Molto frequentemente queste persone ignorano che ostacolare il diritto di visita di un genitore è un comportamento che può essere sanzionato e punito, perché impedisce il corretto svolgimento delle modalità di affidamento stabilite dal Giudice. Sono innanzitutto i diritti del bambino ad essere lesi: il diritto alla bigenitorialità di avere legami equilibrati e continuativi con entrambi i genitori, il diritto a godere di una equilibrata e serena crescita psicofisica, il diritto ad avere un rapporto affettivo stabile e significativo, il diritto a ricevere una costante educazione ed istruzione, sono questi solo alcuni dei primari interessi del minore che devono assolutamente essere tutelati e garantiti.

Di fronte a questi comportamenti volontari e ripetuti nel tempo, il genitore che si vede limitato nel suo diritto di visita al figlio può però ricorrere in Tribunale. Il Giudice dovrà accertare la violazione degli accordi stabiliti per l’affidamento e la gestione della prole e potrà adottare i provvedimenti che ritiene più opportuni: potrebbe anche modificare gli originari provvedimenti, dal semplice aggiustamento o integrazione per risolvere il contrasto o le incertezze tra i genitori, alla vera e propria revisione nei casi più gravi. Il Giudice potrebbe inoltre procedere all’ammonizione del genitore inadempiente, indicando: quale sia il comportamento che il genitore deve tenere e richiamandolo ad evitare ulteriori inottemperanze, pena l’irrogazione di misure più severe. L’ammonizione fatta dal Giudice ha, quindi, una importante funzione preventiva e di deterrente psicologico.

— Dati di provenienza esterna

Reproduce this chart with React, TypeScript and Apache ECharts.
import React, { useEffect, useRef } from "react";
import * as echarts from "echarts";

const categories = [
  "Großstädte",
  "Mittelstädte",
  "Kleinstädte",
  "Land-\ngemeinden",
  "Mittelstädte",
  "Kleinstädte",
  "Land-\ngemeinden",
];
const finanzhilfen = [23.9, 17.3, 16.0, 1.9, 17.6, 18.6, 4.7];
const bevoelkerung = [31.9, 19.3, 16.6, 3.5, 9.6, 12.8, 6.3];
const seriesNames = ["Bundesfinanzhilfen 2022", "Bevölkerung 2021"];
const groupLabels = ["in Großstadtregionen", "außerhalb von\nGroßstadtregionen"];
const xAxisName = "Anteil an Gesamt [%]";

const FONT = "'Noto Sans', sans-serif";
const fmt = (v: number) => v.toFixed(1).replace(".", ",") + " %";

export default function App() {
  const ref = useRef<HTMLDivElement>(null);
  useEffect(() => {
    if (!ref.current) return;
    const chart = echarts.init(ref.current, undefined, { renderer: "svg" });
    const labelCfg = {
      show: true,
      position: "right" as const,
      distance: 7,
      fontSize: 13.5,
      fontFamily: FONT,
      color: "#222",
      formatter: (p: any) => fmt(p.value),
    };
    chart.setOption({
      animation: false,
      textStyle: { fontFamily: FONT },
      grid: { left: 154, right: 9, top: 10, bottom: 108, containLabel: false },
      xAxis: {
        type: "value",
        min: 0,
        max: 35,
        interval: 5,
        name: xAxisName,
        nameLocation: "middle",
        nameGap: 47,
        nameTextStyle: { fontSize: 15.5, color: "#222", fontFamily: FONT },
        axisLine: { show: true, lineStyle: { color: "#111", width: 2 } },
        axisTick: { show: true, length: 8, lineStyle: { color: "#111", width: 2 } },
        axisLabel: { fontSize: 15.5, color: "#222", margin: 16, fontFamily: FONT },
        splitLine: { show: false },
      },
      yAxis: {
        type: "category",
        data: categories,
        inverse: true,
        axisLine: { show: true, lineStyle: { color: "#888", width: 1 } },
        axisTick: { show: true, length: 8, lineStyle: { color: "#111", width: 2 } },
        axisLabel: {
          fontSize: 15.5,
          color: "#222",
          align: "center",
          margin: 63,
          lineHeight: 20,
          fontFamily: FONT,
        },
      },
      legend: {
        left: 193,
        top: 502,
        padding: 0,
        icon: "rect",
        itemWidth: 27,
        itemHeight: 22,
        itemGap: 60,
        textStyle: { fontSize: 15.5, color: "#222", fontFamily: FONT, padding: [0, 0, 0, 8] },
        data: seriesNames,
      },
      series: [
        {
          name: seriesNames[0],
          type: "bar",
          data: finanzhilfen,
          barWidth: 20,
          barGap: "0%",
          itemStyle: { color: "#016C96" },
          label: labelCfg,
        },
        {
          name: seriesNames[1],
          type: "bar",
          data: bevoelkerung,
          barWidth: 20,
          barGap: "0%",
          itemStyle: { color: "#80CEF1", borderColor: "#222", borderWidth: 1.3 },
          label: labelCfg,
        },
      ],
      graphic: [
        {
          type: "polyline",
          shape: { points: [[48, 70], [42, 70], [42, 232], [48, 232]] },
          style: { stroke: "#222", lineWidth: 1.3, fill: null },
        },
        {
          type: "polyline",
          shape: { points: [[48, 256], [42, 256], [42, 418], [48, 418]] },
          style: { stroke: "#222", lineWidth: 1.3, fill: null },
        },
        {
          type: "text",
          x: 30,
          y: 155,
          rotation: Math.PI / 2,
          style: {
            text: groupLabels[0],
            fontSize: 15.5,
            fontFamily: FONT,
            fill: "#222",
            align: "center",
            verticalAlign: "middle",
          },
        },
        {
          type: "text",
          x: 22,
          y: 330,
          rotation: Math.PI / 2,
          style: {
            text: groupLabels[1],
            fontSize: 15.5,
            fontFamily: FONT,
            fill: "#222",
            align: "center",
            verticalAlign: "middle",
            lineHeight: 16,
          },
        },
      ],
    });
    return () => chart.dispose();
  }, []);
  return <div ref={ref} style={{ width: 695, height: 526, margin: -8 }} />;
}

In base al danno che risulterà dalle violazioni compiute, il Giudice potrà stabilire se procedere con la sola ammonizione o addirittura definire un risarcimento danni sia nei confronti del genitore che procede che nei confronti dei figli, lesi nel loro diritto ad una sana bigenitorialità.

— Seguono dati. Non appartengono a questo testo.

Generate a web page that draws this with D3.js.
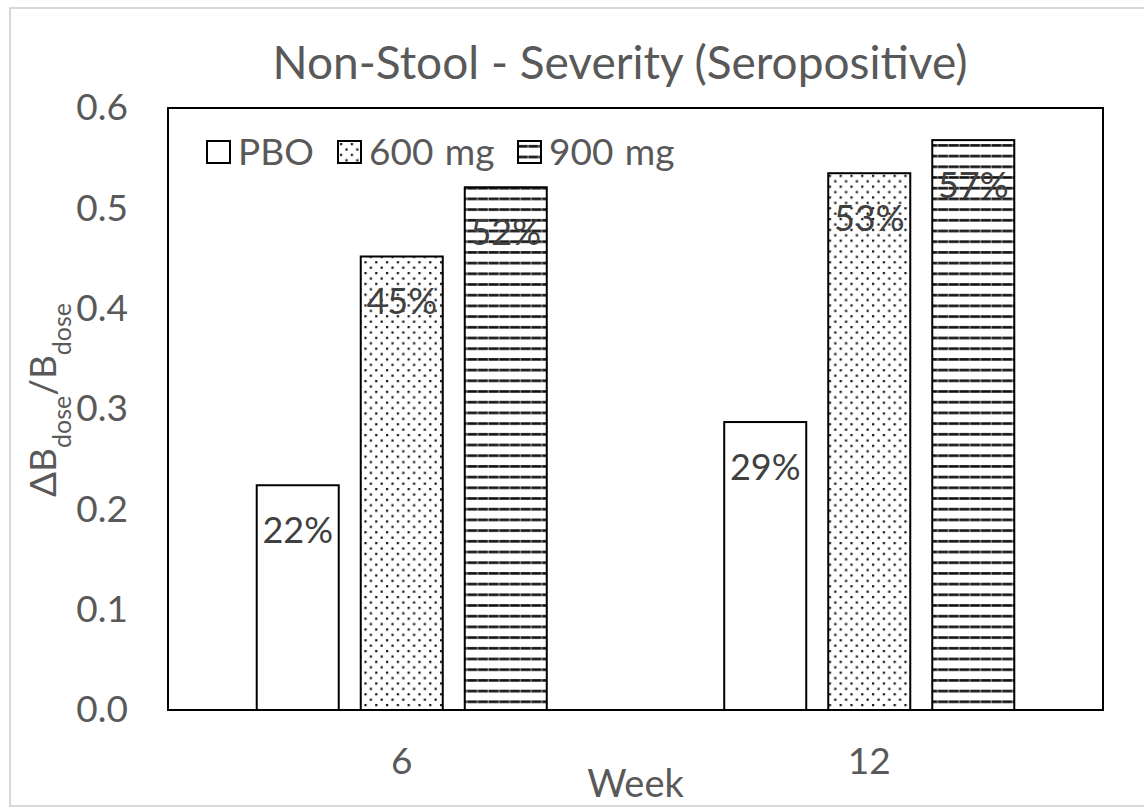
<!DOCTYPE html>
<html>
<head>
<meta charset="utf-8">
<script src="https://cdn.jsdelivr.net/npm/d3@7"></script>
<style>
  body { margin: 0; background: #fff; }
  text { font-family: Lato, "Noto Sans", sans-serif; }
</style>
</head>
<body>
<div id="chart"></div>
<script>
// chart values
const weeks = ["6", "12"];
const series = ["PBO", "600 mg", "900 mg"];
const pbo = [0.224, 0.287];
const dose600 = [0.452, 0.535];
const dose900 = [0.521, 0.568];
const pctLabels = [["22%", "29%"], ["45%", "53%"], ["52%", "57%"]];
const yTicks = [0, 0.1, 0.2, 0.3, 0.4, 0.5, 0.6];

const allValues = [pbo, dose600, dose900];
const fills = ["#fff", "url(#dots)", "url(#stripes)"];

const width = 1144, height = 809;
const margin = {top: 108, right: 41, bottom: 99, left: 168};
const innerW = width - margin.left - margin.right;
const innerH = height - margin.top - margin.bottom;

const svg = d3.select("#chart").append("svg")
    .attr("width", width)
    .attr("height", height);

// patterns
const defs = svg.append("defs");
const dots = defs.append("pattern")
    .attr("id", "dots")
    .attr("patternUnits", "userSpaceOnUse")
    .attr("width", 10.8).attr("height", 10.8);
dots.append("rect").attr("width", 10.8).attr("height", 10.8).attr("fill", "#fff");
dots.append("rect").attr("x", 2).attr("y", 2).attr("width", 2.2).attr("height", 2.2).attr("fill", "#111");
dots.append("rect").attr("x", 7.4).attr("y", 7.4).attr("width", 2.2).attr("height", 2.2).attr("fill", "#111");

const stripes = defs.append("pattern")
    .attr("id", "stripes")
    .attr("patternUnits", "userSpaceOnUse")
    .attr("width", 10.7).attr("height", 10.7);
stripes.append("rect").attr("width", 10.7).attr("height", 10.7).attr("fill", "#fff");
stripes.append("rect").attr("x", 0).attr("y", 4).attr("width", 9.6).attr("height", 2.6).attr("fill", "#111");
stripes.append("rect").attr("x", 9.6).attr("y", 4).attr("width", 1.1).attr("height", 2.6).attr("fill", "#777");

// outer chart border
svg.append("rect")
    .attr("x", 10).attr("y", 8)
    .attr("width", width + 20).attr("height", 798)
    .attr("fill", "none")
    .attr("stroke", "#d9d9d9")
    .attr("stroke-width", 2);

const g = svg.append("g")
    .attr("transform", `translate(${margin.left},${margin.top})`);

// scales
const x0 = d3.scaleBand().domain(weeks).range([0, innerW]).padding(0);
const x1 = d3.scaleBand().domain(series).range([0, x0.bandwidth()])
    .paddingInner(0.2115).paddingOuter(0.853);
const y = d3.scaleLinear().domain([0, 0.6]).range([innerH, 0]);

// y axis labels (no tick marks)
const yAxis = d3.axisLeft(y).tickValues(yTicks).tickFormat(d3.format(".1f")).tickSize(0).tickPadding(40);
g.append("g").call(yAxis)
    .call(s => s.select(".domain").remove())
    .selectAll("text")
    .attr("fill", "#595959")
    .style("font-size", "37px")
    .style("font-family", "Lato, sans-serif");

// x axis labels
const xAxis = d3.axisBottom(x0).tickSize(0).tickPadding(38);
g.append("g").attr("transform", `translate(0,${innerH})`).call(xAxis)
    .call(s => s.select(".domain").remove())
    .selectAll("text")
    .attr("fill", "#595959")
    .style("font-size", "37px")
    .style("font-family", "Lato, sans-serif");

// bars
const barData = [];
series.forEach((s, si) => {
    weeks.forEach((w, wi) => {
        barData.push({series: s, si: si, week: w, value: allValues[si][wi], label: pctLabels[si][wi]});
    });
});

const groups = g.selectAll(".bar")
    .data(barData)
    .enter().append("g")
    .attr("class", "bar");

groups.append("rect")
    .attr("x", d => x0(d.week) + x1(d.series))
    .attr("y", d => y(d.value))
    .attr("width", x1.bandwidth())
    .attr("height", d => innerH - y(d.value))
    .attr("fill", d => fills[d.si])
    .attr("stroke", "#000")
    .attr("stroke-width", 2);

groups.append("text")
    .attr("x", d => x0(d.week) + x1(d.series) + x1.bandwidth() / 2)
    .attr("y", d => y(d.value) + 58)
    .attr("text-anchor", "middle")
    .attr("fill", "#404040")
    .style("font-size", "36px")
    .text(d => d.label);

// plot border
g.append("rect")
    .attr("width", innerW).attr("height", innerH)
    .attr("fill", "none")
    .attr("stroke", "#000")
    .attr("stroke-width", 2);

// legend
const legendX = [207, 338, 518];
const legend = g.selectAll(".legend")
    .data(series)
    .enter().append("g")
    .attr("class", "legend")
    .attr("transform", (d, i) => `translate(${legendX[i] - margin.left},${141 - margin.top})`);
legend.append("rect")
    .attr("width", 23).attr("height", 22)
    .attr("fill", (d, i) => fills[i])
    .attr("stroke", "#000")
    .attr("stroke-width", 2);
legend.append("text")
    .attr("x", 31).attr("y", 24)
    .attr("fill", "#595959")
    .style("font-size", "37px")
    .style("word-spacing", "2px")
    .text(d => d);

// title
svg.append("text")
    .attr("x", 620).attr("y", 79)
    .attr("text-anchor", "middle")
    .attr("fill", "#595959")
    .style("font-size", "46px")
    .text("Non-Stool - Severity (Seropositive)");

// x axis title
svg.append("text")
    .attr("x", margin.left + innerW / 2).attr("y", 797)
    .attr("text-anchor", "middle")
    .attr("fill", "#595959")
    .style("font-size", "38px")
    .text("Week");

// y axis title with subscripts
const yTitle = svg.append("text")
    .attr("transform", "translate(56,400) rotate(-90)")
    .attr("text-anchor", "middle")
    .attr("fill", "#595959")
    .style("font-size", "37px");
yTitle.append("tspan").text("ΔB");
yTitle.append("tspan").attr("baseline-shift", "sub").style("font-size", "25px").text("dose");
yTitle.append("tspan").text("/B");
yTitle.append("tspan").attr("baseline-shift", "sub").style("font-size", "25px").text("dose");
</script>
</body>
</html>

Quando s’impedisce o si ostacola il rapporto del figlio con l’altro genitore, infatti, si va a ledere un diritto personale costituzionalmente garantito, che può dare luogo a danni risarcibili, si pensi, per esempio, al dolore di un genitore che viene escluso dalla vita del suo bambino. Naturalmente, perché il risarcimento venga riconosciuto è necessario dimostrare che non siano stati rispettati gli accordi, in particolare che sia stato commesso un grave inadempimento, ripetuto in modo sistematico e consapevole dall’altro genitore. In linea di massima, quindi, non sarà rilevante se in qualche occasione venisse spostato il giorno di visita o annullato, perché dovrà essere provata una situazione di una certa serietà e gravità, e che non sia altrimenti giustificabile.